First, although both studies consider whether litigation or arbitration is best suited to the resolution of TMT dispute, the results appear to have been affected by their pool of respondents. In addition to being focussed on technology disputes (rather than media or telecommunications), the SVAMC study seems to have had more of a US-centric focus, comparing arbitration with respondents’ experiences of US court litigation. Accordingly, it identifies the disadvantages of litigation for the resolution of technology disputes as including “random jury verdicts”, the limits of “discovery”, and the enforceability of “US court judgments”. Comparing international arbitration with US court litigation only partially answers the question of the suitability of international arbitration for international TMT disputes. By contrast, the QMUL study had a more internationally diverse set of respondents, covering most regions of the globe and looking at both the civil and common law systems. Its results are therefore less clearly influenced by any single national legal system.

Similarly, while both surveys identify the need for arbitrators with specialist knowledge of TMT disputes, they seem to approach it from two different points of view. The QMUL study emphasises that “there are real concerns that it is challenging to appoint arbitrators with sufficient expertise in TMT matters”. Conversely, the SVAMC study highlights expert decision-making as the “greatest benefit of arbitration”, identified by 76% of respondents as one of the top three benefits of arbitration over litigation.

This difference in perception could again be due to the geographical focus of the studies. Initiatives in the US have sought to address the issue of expertise in TMT arbitration. For example, the SVAMC’s Tech List is a peer-vetted list of specialist “members of the Tech-focused ADR community”. Similarly, the International Institute for Conflict Prevention and Resolution (CPR), a New York-based organisation offering alternative dispute resolution (ADR) services, recently announced the launch of a new specialised panel of neutrals (mediators/arbitrators), commissioned to deal with cyber security disputes. The rolling out of such initiatives could be having a positive influence on the perceived expertise of arbitrators in TMT disputes in the US, particularly when compared to decision making by a jury in US courts.
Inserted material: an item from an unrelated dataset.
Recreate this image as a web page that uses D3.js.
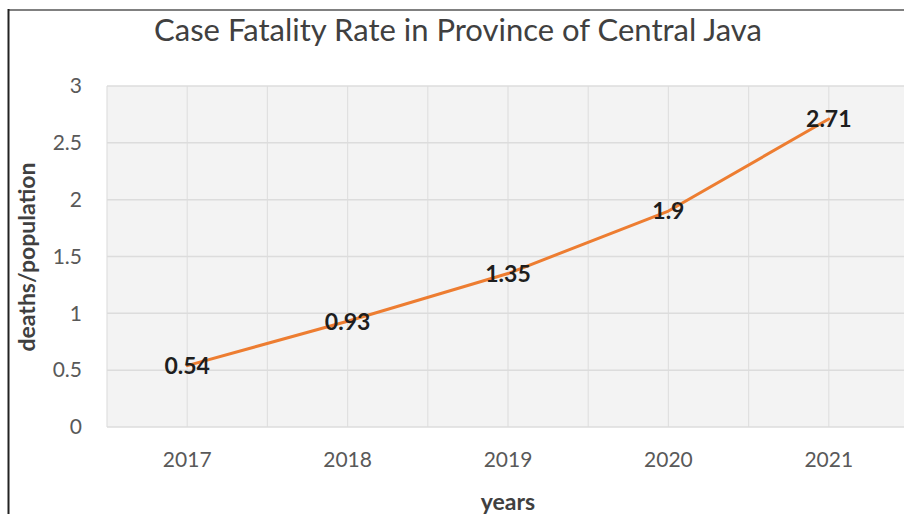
<!DOCTYPE html>
<html>
<head>
<meta charset="utf-8">
<script src="https://cdn.jsdelivr.net/npm/d3@7"></script>
<style>
  html, body { margin: 0; padding: 0; background: #fff; }
  svg { display: block; }
  text { font-family: Lato, "Open Sans", sans-serif; }
</style>
</head>
<body>
<script>
const years = ["2017", "2018", "2019", "2020", "2021"];
const rates = [0.54, 0.93, 1.35, 1.9, 2.71];
const rateLabels = ["0.54", "0.93", "1.35", "1.9", "2.71"];
const yTicks = [0, 0.5, 1, 1.5, 2, 2.5, 3];
const yTickLabels = ["0", "0.5", "1", "1.5", "2", "2.5", "3"];
const titleText = "Case Fatality Rate in Province of Central Java";
const xTitle = "years";
const yTitle = "deaths/population";

const W = 904, H = 514;
const svg = d3.select("body").append("svg").attr("width", W).attr("height", H);

const plot = { left: 107, right: 909, top: 86, bottom: 427 };

const x = d3.scaleBand().domain(years).range([plot.left, plot.right]).padding(0);
const y = d3.scaleLinear().domain([0, 3]).range([plot.bottom, plot.top]);

// plot background
svg.append("rect")
  .attr("x", plot.left).attr("y", plot.top)
  .attr("width", plot.right - plot.left).attr("height", plot.bottom - plot.top)
  .attr("fill", "#f3f3f3");

// vertical gridlines: at category centers and boundaries
const vx = [];
years.forEach(d => { vx.push(x(d)); vx.push(x(d) + x.bandwidth() / 2); });
svg.append("g").selectAll("line").data(vx).join("line")
  .attr("x1", d => d).attr("x2", d => d)
  .attr("y1", plot.top).attr("y2", plot.bottom)
  .attr("stroke", "#e0e0e0").attr("stroke-width", 1.2);

// horizontal gridlines
svg.append("g").selectAll("line").data(yTicks).join("line")
  .attr("x1", plot.left).attr("x2", plot.right)
  .attr("y1", d => y(d)).attr("y2", d => y(d))
  .attr("stroke", "#dcdcdc").attr("stroke-width", 1.5);

// y axis labels
const yAxis = d3.axisLeft(y).tickValues(yTicks)
  .tickFormat((d, i) => yTickLabels[i]).tickSize(0).tickPadding(25);
const gy = svg.append("g").attr("transform", `translate(${plot.left},0)`).call(yAxis);
gy.select(".domain").remove();
gy.selectAll("text").attr("font-size", 21).attr("fill", "#595959")
  .style("font-family", "Lato, 'Open Sans', sans-serif");

// x axis labels
const xAxis = d3.axisBottom(x).tickSize(0).tickPadding(25);
const gx = svg.append("g").attr("transform", `translate(0,${plot.bottom})`).call(xAxis);
gx.select(".domain").remove();
gx.selectAll("text").attr("font-size", 21).attr("fill", "#595959")
  .style("font-family", "Lato, 'Open Sans', sans-serif");

// line
const cx = d => x(d) + x.bandwidth() / 2;
const line = d3.line().x((d, i) => cx(years[i])).y(d => y(d));
svg.append("path").datum(rates)
  .attr("d", line)
  .attr("fill", "none")
  .attr("stroke", "#ED7D31")
  .attr("stroke-width", 3)
  .attr("stroke-linejoin", "round")
  .attr("stroke-linecap", "round");

// data labels
svg.append("g").selectAll("text").data(rates).join("text")
  .attr("x", (d, i) => cx(years[i]))
  .attr("y", d => y(d))
  .attr("dy", "0.36em")
  .attr("text-anchor", "middle")
  .attr("font-size", 23)
  .attr("font-weight", "bold")
  .attr("fill", "#1e1e1e")
  .text((d, i) => rateLabels[i]);

// title
svg.append("text")
  .attr("x", 458).attr("y", 41)
  .attr("text-anchor", "middle")
  .attr("font-size", 31)
  .attr("fill", "#404040")
  .text(titleText);

// axis titles
svg.append("text")
  .attr("x", (plot.left + plot.right) / 2).attr("y", 510)
  .attr("text-anchor", "middle")
  .attr("font-size", 23)
  .attr("font-weight", "bold")
  .attr("fill", "#404040")
  .text(xTitle);

svg.append("text")
  .attr("transform", `translate(35,257) rotate(-90)`)
  .attr("text-anchor", "middle")
  .attr("font-size", 23)
  .attr("font-weight", "bold")
  .attr("fill", "#404040")
  .text(yTitle);

// frame lines
svg.append("line").attr("x1", 8).attr("x2", W).attr("y1", 10).attr("y2", 10)
  .attr("stroke", "#808080").attr("stroke-width", 2);
svg.append("line").attr("x1", 8.5).attr("x2", 8.5).attr("y1", 9).attr("y2", H)
  .attr("stroke", "#222").attr("stroke-width", 2);
</script>
</body>
</html>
The future is… arbitrated?

One thing is clear: there is a growing appetite for resolving TMT disputes through arbitration. In the QMUL study, a staggering 92% of those surveyed agreed that international arbitration is well suited to TMT disputes. Despite the current shortcomings highlighted in the report, 82% of respondents believe there will be an increase in the use of international arbitration in this sector.

To achieve this increase, however, practitioners would be well-advised to heed the advice expressed in the SVAMC and QMUL studies. There are practical steps that could be taken to enhance the attractiveness of international arbitration for such disputes on both sides of the Atlantic.

One would be to focus on efforts to create a solid accreditation system or roster of specialised arbitrators, building on the existing SVAMC and CPR initiatives.

Another step may be to increase the use of online dispute resolution (ODR). The QMUL study anticipates the “widespread adoption” of ODR in the future. If implemented correctly, ODR would have the advantage of killing the two birds of costs and speed with one technological stone.